#### Data lines:
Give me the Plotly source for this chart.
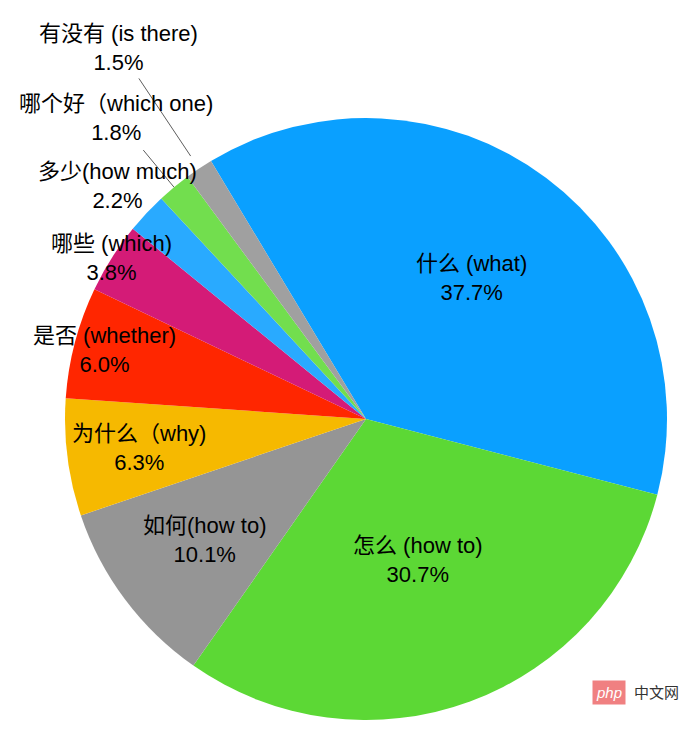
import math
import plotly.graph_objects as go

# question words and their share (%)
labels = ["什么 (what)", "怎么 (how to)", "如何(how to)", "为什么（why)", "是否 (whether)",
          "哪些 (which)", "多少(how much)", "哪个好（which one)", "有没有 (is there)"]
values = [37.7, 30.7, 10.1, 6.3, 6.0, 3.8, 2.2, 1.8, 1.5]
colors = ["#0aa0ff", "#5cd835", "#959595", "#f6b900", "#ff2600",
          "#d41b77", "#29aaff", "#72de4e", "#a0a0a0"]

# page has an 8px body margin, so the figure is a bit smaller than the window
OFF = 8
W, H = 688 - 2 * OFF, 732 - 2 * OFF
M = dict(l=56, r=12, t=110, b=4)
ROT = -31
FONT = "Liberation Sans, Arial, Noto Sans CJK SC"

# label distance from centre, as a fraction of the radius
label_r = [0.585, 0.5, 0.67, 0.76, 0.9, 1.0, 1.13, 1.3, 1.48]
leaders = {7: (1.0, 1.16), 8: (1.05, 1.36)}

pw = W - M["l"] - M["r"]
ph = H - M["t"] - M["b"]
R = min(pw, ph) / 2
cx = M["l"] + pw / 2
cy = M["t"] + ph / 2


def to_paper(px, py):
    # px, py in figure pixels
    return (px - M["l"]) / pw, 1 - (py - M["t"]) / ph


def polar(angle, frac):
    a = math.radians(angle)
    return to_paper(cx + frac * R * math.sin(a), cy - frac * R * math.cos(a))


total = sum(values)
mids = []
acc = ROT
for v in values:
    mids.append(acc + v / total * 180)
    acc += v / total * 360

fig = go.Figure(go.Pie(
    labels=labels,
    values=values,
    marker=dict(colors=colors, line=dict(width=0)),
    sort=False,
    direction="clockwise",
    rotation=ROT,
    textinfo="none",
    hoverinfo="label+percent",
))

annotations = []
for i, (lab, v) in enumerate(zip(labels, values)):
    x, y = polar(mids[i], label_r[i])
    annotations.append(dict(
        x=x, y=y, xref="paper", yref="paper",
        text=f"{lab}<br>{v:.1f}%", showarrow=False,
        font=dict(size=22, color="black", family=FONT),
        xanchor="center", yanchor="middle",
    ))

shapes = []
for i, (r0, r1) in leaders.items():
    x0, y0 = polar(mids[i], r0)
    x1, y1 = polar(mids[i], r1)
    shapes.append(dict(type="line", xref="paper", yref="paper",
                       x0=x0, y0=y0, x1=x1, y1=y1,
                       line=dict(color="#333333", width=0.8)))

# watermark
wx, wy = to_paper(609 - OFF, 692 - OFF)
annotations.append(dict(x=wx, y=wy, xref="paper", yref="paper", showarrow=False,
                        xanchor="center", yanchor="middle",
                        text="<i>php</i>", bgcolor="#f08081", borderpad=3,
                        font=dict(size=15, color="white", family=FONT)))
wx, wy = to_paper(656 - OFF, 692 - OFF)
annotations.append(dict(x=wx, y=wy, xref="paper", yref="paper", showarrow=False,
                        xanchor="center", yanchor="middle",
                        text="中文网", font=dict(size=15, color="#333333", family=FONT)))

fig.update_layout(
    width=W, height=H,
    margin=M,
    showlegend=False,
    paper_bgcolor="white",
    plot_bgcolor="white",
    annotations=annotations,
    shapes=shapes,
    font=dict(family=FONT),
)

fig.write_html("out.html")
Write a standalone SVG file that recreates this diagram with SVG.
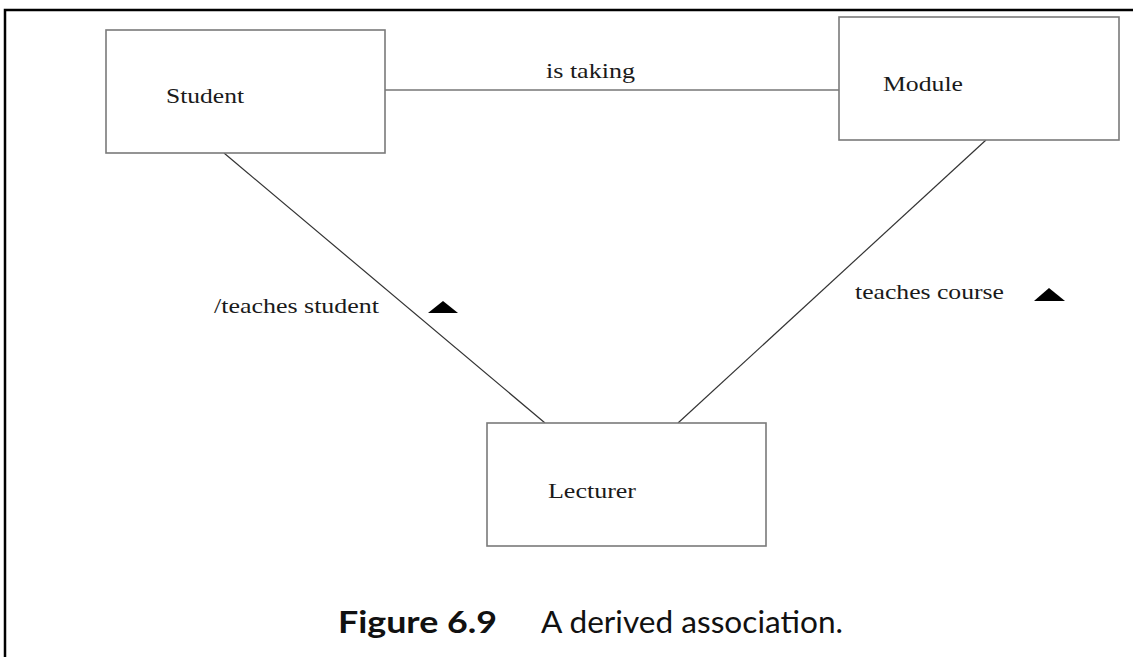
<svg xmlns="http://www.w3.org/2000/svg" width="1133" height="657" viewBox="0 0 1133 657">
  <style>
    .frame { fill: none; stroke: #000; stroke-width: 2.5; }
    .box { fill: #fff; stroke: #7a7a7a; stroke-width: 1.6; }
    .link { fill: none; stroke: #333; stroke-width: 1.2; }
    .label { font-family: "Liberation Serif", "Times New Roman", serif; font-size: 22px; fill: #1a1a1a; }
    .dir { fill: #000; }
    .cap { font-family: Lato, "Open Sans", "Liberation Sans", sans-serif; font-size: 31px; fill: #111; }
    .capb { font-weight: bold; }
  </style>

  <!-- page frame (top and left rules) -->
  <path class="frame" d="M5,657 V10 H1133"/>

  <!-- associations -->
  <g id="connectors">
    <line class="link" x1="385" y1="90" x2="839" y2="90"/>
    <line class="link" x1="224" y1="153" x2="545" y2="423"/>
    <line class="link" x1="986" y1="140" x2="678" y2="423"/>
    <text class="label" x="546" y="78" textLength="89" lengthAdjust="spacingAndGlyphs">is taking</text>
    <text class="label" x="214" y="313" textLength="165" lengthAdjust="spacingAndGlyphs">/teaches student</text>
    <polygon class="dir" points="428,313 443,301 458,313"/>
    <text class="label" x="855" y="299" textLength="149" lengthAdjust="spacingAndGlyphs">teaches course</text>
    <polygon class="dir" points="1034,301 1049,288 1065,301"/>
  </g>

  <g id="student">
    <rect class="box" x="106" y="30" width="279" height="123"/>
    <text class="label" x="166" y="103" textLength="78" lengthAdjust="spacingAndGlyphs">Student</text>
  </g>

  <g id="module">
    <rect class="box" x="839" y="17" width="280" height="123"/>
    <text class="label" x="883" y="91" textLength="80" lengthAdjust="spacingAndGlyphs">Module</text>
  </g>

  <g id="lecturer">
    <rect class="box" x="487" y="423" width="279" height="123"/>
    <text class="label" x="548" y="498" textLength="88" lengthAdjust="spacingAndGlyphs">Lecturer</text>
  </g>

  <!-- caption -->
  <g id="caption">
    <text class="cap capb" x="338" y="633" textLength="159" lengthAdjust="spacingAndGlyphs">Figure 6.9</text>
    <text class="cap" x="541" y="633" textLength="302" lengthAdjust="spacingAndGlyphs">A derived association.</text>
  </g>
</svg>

#### Goal:
A faithful copy of the records above is needed, with the pictures left out.

#### Output of the exercise:
Give me the Plotly source for this chart.
import math
import plotly.graph_objects as go

# question words and their share (%)
labels = ["什么 (what)", "怎么 (how to)", "如何(how to)", "为什么（why)", "是否 (whether)",
          "哪些 (which)", "多少(how much)", "哪个好（which one)", "有没有 (is there)"]
values = [37.7, 30.7, 10.1, 6.3, 6.0, 3.8, 2.2, 1.8, 1.5]
colors = ["#0aa0ff", "#5cd835", "#959595", "#f6b900", "#ff2600",
          "#d41b77", "#29aaff", "#72de4e", "#a0a0a0"]

# page has an 8px body margin, so the figure is a bit smaller than the window
OFF = 8
W, H = 688 - 2 * OFF, 732 - 2 * OFF
M = dict(l=56, r=12, t=110, b=4)
ROT = -31
FONT = "Liberation Sans, Arial, Noto Sans CJK SC"

# label distance from centre, as a fraction of the radius
label_r = [0.585, 0.5, 0.67, 0.76, 0.9, 1.0, 1.13, 1.3, 1.48]
leaders = {7: (1.0, 1.16), 8: (1.05, 1.36)}

pw = W - M["l"] - M["r"]
ph = H - M["t"] - M["b"]
R = min(pw, ph) / 2
cx = M["l"] + pw / 2
cy = M["t"] + ph / 2


def to_paper(px, py):
    # px, py in figure pixels
    return (px - M["l"]) / pw, 1 - (py - M["t"]) / ph


def polar(angle, frac):
    a = math.radians(angle)
    return to_paper(cx + frac * R * math.sin(a), cy - frac * R * math.cos(a))


total = sum(values)
mids = []
acc = ROT
for v in values:
    mids.append(acc + v / total * 180)
    acc += v / total * 360

fig = go.Figure(go.Pie(
    labels=labels,
    values=values,
    marker=dict(colors=colors, line=dict(width=0)),
    sort=False,
    direction="clockwise",
    rotation=ROT,
    textinfo="none",
    hoverinfo="label+percent",
))

annotations = []
for i, (lab, v) in enumerate(zip(labels, values)):
    x, y = polar(mids[i], label_r[i])
    annotations.append(dict(
        x=x, y=y, xref="paper", yref="paper",
        text=f"{lab}<br>{v:.1f}%", showarrow=False,
        font=dict(size=22, color="black", family=FONT),
        xanchor="center", yanchor="middle",
    ))

shapes = []
for i, (r0, r1) in leaders.items():
    x0, y0 = polar(mids[i], r0)
    x1, y1 = polar(mids[i], r1)
    shapes.append(dict(type="line", xref="paper", yref="paper",
                       x0=x0, y0=y0, x1=x1, y1=y1,
                       line=dict(color="#333333", width=0.8)))

# watermark
wx, wy = to_paper(609 - OFF, 692 - OFF)
annotations.append(dict(x=wx, y=wy, xref="paper", yref="paper", showarrow=False,
                        xanchor="center", yanchor="middle",
                        text="<i>php</i>", bgcolor="#f08081", borderpad=3,
                        font=dict(size=15, color="white", family=FONT)))
wx, wy = to_paper(656 - OFF, 692 - OFF)
annotations.append(dict(x=wx, y=wy, xref="paper", yref="paper", showarrow=False,
                        xanchor="center", yanchor="middle",
                        text="中文网", font=dict(size=15, color="#333333", family=FONT)))

fig.update_layout(
    width=W, height=H,
    margin=M,
    showlegend=False,
    paper_bgcolor="white",
    plot_bgcolor="white",
    annotations=annotations,
    shapes=shapes,
    font=dict(family=FONT),
)

fig.write_html("out.html")
Write a standalone SVG file that recreates this diagram with SVG.
<svg xmlns="http://www.w3.org/2000/svg" width="1133" height="657" viewBox="0 0 1133 657">
  <style>
    .frame { fill: none; stroke: #000; stroke-width: 2.5; }
    .box { fill: #fff; stroke: #7a7a7a; stroke-width: 1.6; }
    .link { fill: none; stroke: #333; stroke-width: 1.2; }
    .label { font-family: "Liberation Serif", "Times New Roman", serif; font-size: 22px; fill: #1a1a1a; }
    .dir { fill: #000; }
    .cap { font-family: Lato, "Open Sans", "Liberation Sans", sans-serif; font-size: 31px; fill: #111; }
    .capb { font-weight: bold; }
  </style>

  <!-- page frame (top and left rules) -->
  <path class="frame" d="M5,657 V10 H1133"/>

  <!-- associations -->
  <g id="connectors">
    <line class="link" x1="385" y1="90" x2="839" y2="90"/>
    <line class="link" x1="224" y1="153" x2="545" y2="423"/>
    <line class="link" x1="986" y1="140" x2="678" y2="423"/>
    <text class="label" x="546" y="78" textLength="89" lengthAdjust="spacingAndGlyphs">is taking</text>
    <text class="label" x="214" y="313" textLength="165" lengthAdjust="spacingAndGlyphs">/teaches student</text>
    <polygon class="dir" points="428,313 443,301 458,313"/>
    <text class="label" x="855" y="299" textLength="149" lengthAdjust="spacingAndGlyphs">teaches course</text>
    <polygon class="dir" points="1034,301 1049,288 1065,301"/>
  </g>

  <g id="student">
    <rect class="box" x="106" y="30" width="279" height="123"/>
    <text class="label" x="166" y="103" textLength="78" lengthAdjust="spacingAndGlyphs">Student</text>
  </g>

  <g id="module">
    <rect class="box" x="839" y="17" width="280" height="123"/>
    <text class="label" x="883" y="91" textLength="80" lengthAdjust="spacingAndGlyphs">Module</text>
  </g>

  <g id="lecturer">
    <rect class="box" x="487" y="423" width="279" height="123"/>
    <text class="label" x="548" y="498" textLength="88" lengthAdjust="spacingAndGlyphs">Lecturer</text>
  </g>

  <!-- caption -->
  <g id="caption">
    <text class="cap capb" x="338" y="633" textLength="159" lengthAdjust="spacingAndGlyphs">Figure 6.9</text>
    <text class="cap" x="541" y="633" textLength="302" lengthAdjust="spacingAndGlyphs">A derived association.</text>
  </g>
</svg>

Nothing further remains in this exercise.